Two quick examples from Part 1, as the team in Costa Rica embarked on a new future state customer service was recognized as paramount, we remembered. So a new customer service training program was rolled out to emphasize, reinvigorate and make sure customer service wasn’t lost in transition. On the other end of the spectrum was a body of work that just needed to go away, it was old non-value added work we had clung to for too long, it was systematically eliminated and what couldn’t be was outsourced.
So our grip on the past is a pivotal factor; if we grip too tightly because of pride, fear of letting go, or some rationalized belief that says, “This is too important,” we risk not moving forward. Think of it this way, in life we have to let go of the doorknob we closed behind us to grasp the new door to open; trying to hold both simultaneously prevents closure and at the same time thwarts our forward progress.
Resilience Is a Muscle
Another reason to round up and collect these stories and practices is personal and organizational resilience. Resilience is like a muscle: each event, old and new, is the weight on the dumbbell and the reps that build strength. Over time the tolerance and capacity for change increases just like weight on the dumbbell.
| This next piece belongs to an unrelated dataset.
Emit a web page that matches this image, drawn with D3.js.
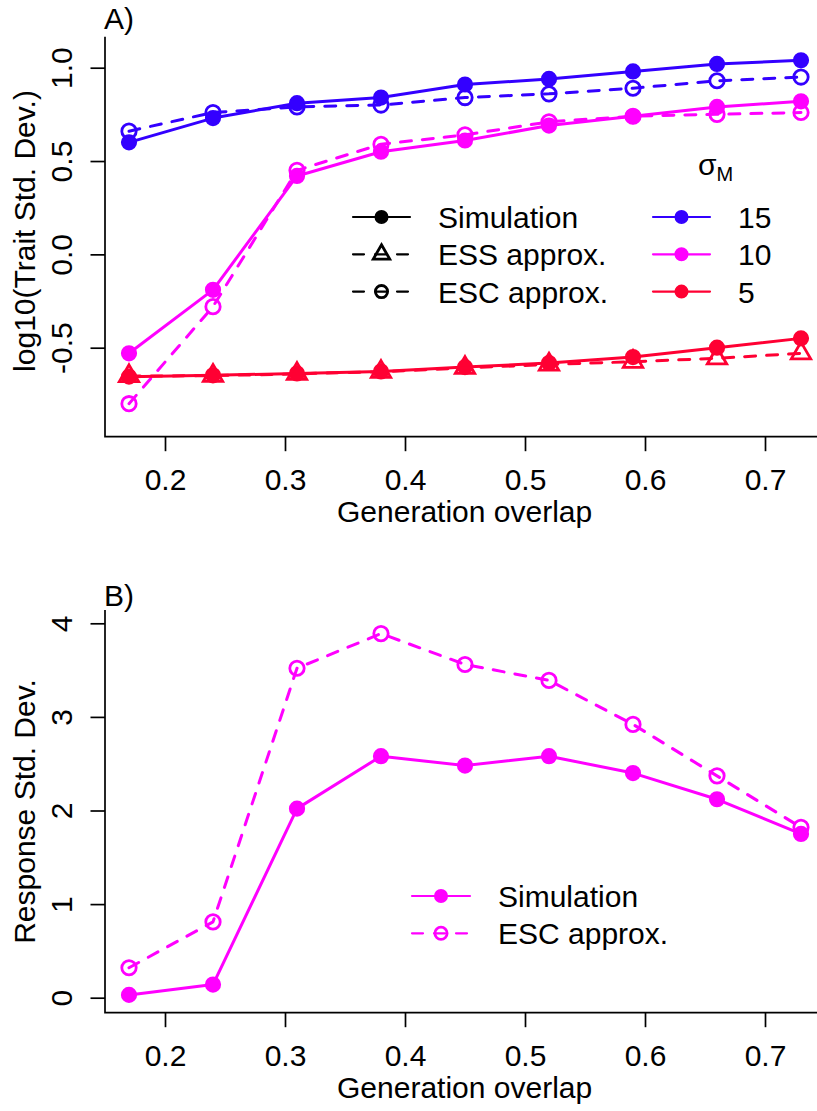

In training with weights muscle memory guides and directs us, and similarly in our organizations and teams, the history, wisdom, and stories inform what we will do today and next week and in the future.
The next part of this series will be exploring the transition curve or grief cycle, the first stage being denial. Denial is our mind, heart, and soul’s way of saying, “Wait a minute here, there are important elements of the past that must be remembered and honored.” So take inventory today. It is never too late to capture these nuances, conditions, culture, and pillars. The only unsatisfactory answer is to ignore, to see no value, to be complacent, or to forget to notice.